Arduino Uno Sound level project help.

I have an Uno, an Adafruit Max4466 mic, and an Adafruit Max9814 mic. I am basically trying to create a project that, for the most part, will not be hearing anything, but when a sound does occur, I need to be able to measure the length of the sound and if the length of the sound exceeds a predetermined amount of time, then trigger an action.

As my early stages of working on it, I have been trying to get the mic to output sound levels to the serial plotter, so I can then take that and use that as a tool to help create sound level triggers as well as length triggers. but I have had issues with getting very unsteady readings from the plotter even when the room is dead quiet, the graph is still quite full of noise.

I have been using the Max4466 mic, wired up to the 3.3v power on the Uno(as this was noted as the "quietest output" on the Arduino) and the output hooked to A0 on the Uno. I have tried adjusting the POT on the mic to help with sensitivity, but I noticed no change. In addition to that I have tried using averaging filters of the readings, multiplying the input by itself for nonlinear scaling as recommended by a previous post on a different forum, and tried multiplying the value by a "sensitivity value to make the highs of the wave higher and the dips lower, all of these to no avail.

Any general guidance or ideas would be greatly appreciated. My knowledge of electronics is somewhat rudimentary, as is my knowledge of programming, but I am a quick learner and listen well. This project is very important to me, and it has been at a standstill for several weeks now, so I am in dire need of a breakthrough. Thanks in advance.

Do you know what “kind” (general frequencies) of noise you are getting? Have you tried making an “analog” filter to get rid of some noise that would be outside the audible spectrum?

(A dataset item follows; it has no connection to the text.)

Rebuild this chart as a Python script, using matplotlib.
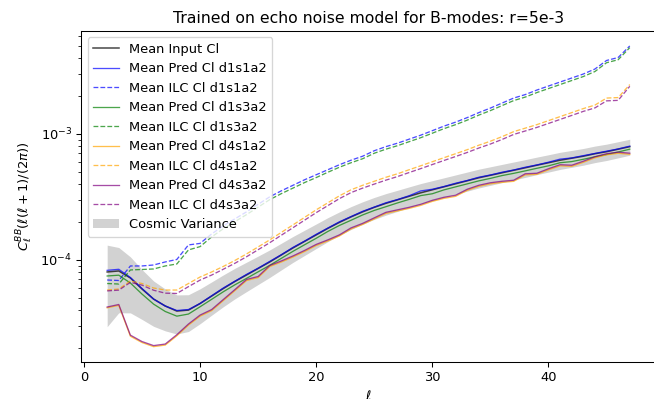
import numpy as np
import matplotlib
matplotlib.use("Agg")
import matplotlib.pyplot as plt

ell = np.arange(2, 48)

# mean spectra, in units of 1e-4
cl_input = np.array([0.803, 0.818, 0.719, 0.588, 0.489, 0.431, 0.393, 0.400, 0.451, 0.517,
                     0.593, 0.675, 0.760, 0.856, 0.964, 1.096, 1.246, 1.404, 1.581, 1.781,
                     1.988, 2.198, 2.409, 2.616, 2.815, 3.001, 3.201, 3.412, 3.605, 3.808,
                     4.023, 4.250, 4.49, 4.70, 4.92, 5.15, 5.39, 5.65, 5.91, 6.19,
                     6.42, 6.66, 6.97, 7.23, 7.57, 7.93]) * 1e-4

pred_d1s1a2 = np.array([0.827, 0.843, 0.726, 0.594, 0.489, 0.431, 0.397, 0.404, 0.451, 0.520,
                        0.599, 0.678, 0.768, 0.860, 0.974, 1.101, 1.258, 1.411, 1.597, 1.790,
                        2.008, 2.209, 2.433, 2.629, 2.843, 3.016, 3.233, 3.531, 3.641, 3.827,
                        4.063, 4.271, 4.535, 4.724, 4.969, 5.176, 5.444, 5.678, 5.969, 6.314,
                        6.452, 6.727, 7.005, 7.302, 7.608, 8.009]) * 1e-4

ilc_d1s1a2 = np.array([0.693, 0.687, 0.896, 0.896, 0.912, 0.964, 1.009, 1.316, 1.353, 1.610,
                       1.864, 2.120, 2.409, 2.764, 3.171, 3.538, 3.914, 4.33, 4.745, 5.20,
                       5.70, 6.19, 6.66, 7.36, 7.93, 8.45, 9.09, 9.78, 10.62, 11.54,
                       12.41, 13.48, 14.77, 16.05, 17.58, 19.27, 20.54, 22.31, 24.01, 25.83,
                       27.80, 29.91, 32.77, 38.30, 40.45, 49.95]) * 1e-4

pred_d1s3a2 = np.array([0.746, 0.757, 0.656, 0.536, 0.446, 0.390, 0.358, 0.372, 0.425, 0.487,
                        0.559, 0.635, 0.714, 0.805, 0.906, 1.030, 1.171, 1.320, 1.486, 1.683,
                        1.879, 2.066, 2.277, 2.472, 2.646, 2.836, 3.025, 3.241, 3.353, 3.599,
                        3.802, 4.016, 4.243, 4.442, 4.674, 4.867, 5.094, 5.339, 5.585, 5.911,
                        6.035, 6.294, 6.587, 6.869, 7.192, 7.573]) * 1e-4

ilc_d1s3a2 = np.array([0.650, 0.644, 0.833, 0.840, 0.848, 0.896, 0.929, 1.201, 1.276, 1.524,
                       1.771, 2.014, 2.289, 2.626, 3.012, 3.361, 3.718, 4.114, 4.508, 4.966,
                       5.444, 5.911, 6.360, 7.029, 7.573, 8.070, 8.681, 9.340, 10.14, 11.02,
                       11.85, 12.87, 14.11, 15.33, 16.79, 18.40, 19.62, 21.31, 22.93, 24.67,
                       26.55, 28.56, 31.30, 36.77, 38.83, 48.45]) * 1e-4

pred_d4s3a2 = np.array([0.423, 0.443, 0.253, 0.225, 0.209, 0.215, 0.255, 0.310, 0.365, 0.404,
                        0.485, 0.582, 0.700, 0.739, 0.904, 0.982, 1.076, 1.190, 1.328, 1.443,
                        1.581, 1.797, 1.951, 2.159, 2.387, 2.499, 2.616, 2.764, 2.974, 3.143,
                        3.261, 3.638, 3.914, 4.099, 4.212, 4.290, 4.83, 4.877, 5.295, 5.70,
                        5.647, 6.075, 6.597, 6.97, 7.166, 7.036]) * 1e-4

pred_d4s1a2 = np.array([0.417, 0.436, 0.248, 0.221, 0.205, 0.211, 0.250, 0.304, 0.358, 0.396,
                        0.476, 0.571, 0.686, 0.725, 0.886, 0.963, 1.055, 1.167, 1.302, 1.415,
                        1.550, 1.762, 1.913, 2.117, 2.340, 2.450, 2.565, 2.710, 2.916, 3.081,
                        3.197, 3.567, 3.837, 4.019, 4.130, 4.206, 4.735, 4.781, 5.191, 5.588,
                        5.536, 5.956, 6.468, 6.833, 7.025, 6.898]) * 1e-4

ilc_d4s1a2 = np.array([0.577, 0.588, 0.681, 0.650, 0.599, 0.577, 0.577, 0.650, 0.732, 0.803,
                       0.888, 0.991, 1.116, 1.269, 1.443, 1.655, 1.898, 2.178, 2.499, 2.841,
                       3.229, 3.605, 3.914, 4.212, 4.53, 4.83, 5.20, 5.59, 6.02, 6.48,
                       6.97, 7.50, 8.14, 8.76, 9.52, 10.43, 11.12, 11.86, 12.76, 13.73,
                       14.77, 15.90, 16.95, 19.27, 19.45, 24.67]) * 1e-4

ilc_d4s3a2 = np.array([0.568, 0.576, 0.664, 0.631, 0.575, 0.545, 0.542, 0.614, 0.692, 0.759,
                       0.844, 0.941, 1.060, 1.206, 1.371, 1.572, 1.803, 2.069, 2.374, 2.699,
                       3.068, 3.425, 3.718, 4.001, 4.30, 4.59, 4.94, 5.31, 5.72, 6.16,
                       6.62, 7.13, 7.73, 8.32, 9.04, 9.91, 10.56, 11.27, 12.12, 13.04,
                       14.03, 15.11, 16.10, 18.31, 18.48, 23.9]) * 1e-4

# cosmic variance on the input spectrum
cv = np.sqrt(2.0 / (2 * ell + 1)) * cl_input

dpi = 94
fig = plt.figure(figsize=(654 / dpi, 399 / dpi), dpi=dpi)
ax = fig.add_axes([0.1239, 0.0935, 0.879, 0.829])

a = 0.7
ax.plot(ell, cl_input, color="black", lw=1.2, alpha=a, label="Mean Input Cl")
ax.plot(ell, pred_d1s1a2, color="blue", lw=1, alpha=a, label="Mean Pred Cl d1s1a2")
ax.plot(ell, ilc_d1s1a2, color="blue", lw=1, ls="--", alpha=a, label="Mean ILC Cl d1s1a2")
ax.plot(ell, pred_d1s3a2, color="green", lw=1, alpha=a, label="Mean Pred Cl d1s3a2")
ax.plot(ell, ilc_d1s3a2, color="green", lw=1, ls="--", alpha=a, label="Mean ILC Cl d1s3a2")
ax.plot(ell, pred_d4s1a2, color="orange", lw=1, alpha=a, label="Mean Pred Cl d4s1a2")
ax.plot(ell, ilc_d4s1a2, color="orange", lw=1, ls="--", alpha=a, label="Mean ILC Cl d4s1a2")
ax.plot(ell, pred_d4s3a2, color="purple", lw=1, alpha=a, label="Mean Pred Cl d4s3a2")
ax.plot(ell, ilc_d4s3a2, color="purple", lw=1, ls="--", alpha=a, label="Mean ILC Cl d4s3a2")
ax.fill_between(ell, cl_input - cv, cl_input + cv, color="gray", alpha=0.35,
                lw=0, label="Cosmic Variance")

ax.set_yscale("log")
ax.set_xlabel(r"$\ell$")
ax.set_ylabel(r"$C_\ell^{BB}(\ell(\ell+1)/(2\pi))$")
ax.set_title("Trained on echo noise model for B-modes: r=5e-3")
ax.legend(loc="upper left")

fig.savefig("out.png", dpi=dpi)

You can make a rough filter very easily with parts you may very well have on you anyway. Voltage spikes can also be leveled out with capacitors. Not sure if I am fully understanding your issue, but those may be worth a look.

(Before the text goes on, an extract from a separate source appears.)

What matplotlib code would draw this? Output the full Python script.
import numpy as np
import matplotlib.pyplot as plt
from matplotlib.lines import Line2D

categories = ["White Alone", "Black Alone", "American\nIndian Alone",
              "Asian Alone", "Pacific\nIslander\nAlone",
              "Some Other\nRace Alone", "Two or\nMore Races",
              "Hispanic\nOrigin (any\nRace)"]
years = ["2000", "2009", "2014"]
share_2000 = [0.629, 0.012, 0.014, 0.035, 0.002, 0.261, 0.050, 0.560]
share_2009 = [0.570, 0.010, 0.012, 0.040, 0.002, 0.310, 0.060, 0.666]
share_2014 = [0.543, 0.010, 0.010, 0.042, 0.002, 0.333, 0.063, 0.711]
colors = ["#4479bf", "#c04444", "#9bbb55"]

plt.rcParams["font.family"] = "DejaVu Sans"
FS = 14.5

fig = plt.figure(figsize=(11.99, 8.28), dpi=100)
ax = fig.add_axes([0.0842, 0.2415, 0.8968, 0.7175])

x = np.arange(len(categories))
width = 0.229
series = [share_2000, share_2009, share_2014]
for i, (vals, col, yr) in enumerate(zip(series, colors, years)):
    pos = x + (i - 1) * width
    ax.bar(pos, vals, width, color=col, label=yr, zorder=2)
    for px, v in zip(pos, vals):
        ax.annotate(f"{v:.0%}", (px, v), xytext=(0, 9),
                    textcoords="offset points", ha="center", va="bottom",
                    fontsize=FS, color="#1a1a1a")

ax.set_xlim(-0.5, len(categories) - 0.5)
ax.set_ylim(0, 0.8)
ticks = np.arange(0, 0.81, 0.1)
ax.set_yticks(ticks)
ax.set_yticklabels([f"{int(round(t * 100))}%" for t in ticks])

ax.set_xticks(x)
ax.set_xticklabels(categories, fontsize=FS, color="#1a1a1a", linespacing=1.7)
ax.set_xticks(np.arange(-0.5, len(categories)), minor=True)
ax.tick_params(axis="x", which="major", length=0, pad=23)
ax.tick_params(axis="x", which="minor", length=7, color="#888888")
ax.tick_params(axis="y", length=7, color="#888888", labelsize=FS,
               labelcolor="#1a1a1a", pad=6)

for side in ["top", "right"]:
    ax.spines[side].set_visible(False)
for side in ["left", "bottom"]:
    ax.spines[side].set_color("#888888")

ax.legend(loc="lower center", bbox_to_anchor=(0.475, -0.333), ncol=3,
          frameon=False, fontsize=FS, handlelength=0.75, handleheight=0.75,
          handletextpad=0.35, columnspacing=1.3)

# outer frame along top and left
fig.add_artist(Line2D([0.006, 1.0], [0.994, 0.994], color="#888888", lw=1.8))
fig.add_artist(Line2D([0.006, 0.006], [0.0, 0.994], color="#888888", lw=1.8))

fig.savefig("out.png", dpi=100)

The MAX9814 has auto-gain, so that makes it useless for measuring loudness.

The other mic should work.

You are measuring/sampling a wave so even with a constant tone the measurements will "look random", except louder sounds will have some higher positive and negative peaks. If you don't understand why the readings look random, check out the [u]Audacity website[/u] for a little introduction to how audio is sampled.

Note that the Arduino can't measure negative voltages so most "microphone boards" are biased at half the power supply voltage and the signals go below and above that bias. At 5V silence should read about 512 (half of the 1023 range) and with a 3V supply silence should read about 307. You can subtract-out the bias to get the positive and negative values.

Of course, your room isn't really dead silent...

Since the waveform is positive half the time and negative half the time, the average is always zero. (Or if here is bias, the average is equal to the bias.)

There are a couple of ways to deal with this... The easiest thing is to sample in a "fast loop" for about 50 milliseconds (or longer) and find the peaks. Or, you can take the average of the absolute values or the average of the positive samples (ignoring the negative samples).

You might have more success if you used something like this sound detector board.

Instead of just having an audio output, the signal is processed further to give an 'envelope' output and a 'gate' output.

The three outputs can be used independently, one of the others may be more appropriate for your intended use.

The schematic of the board is shown here, it may give you an ideas for an op amp circuit to assist you.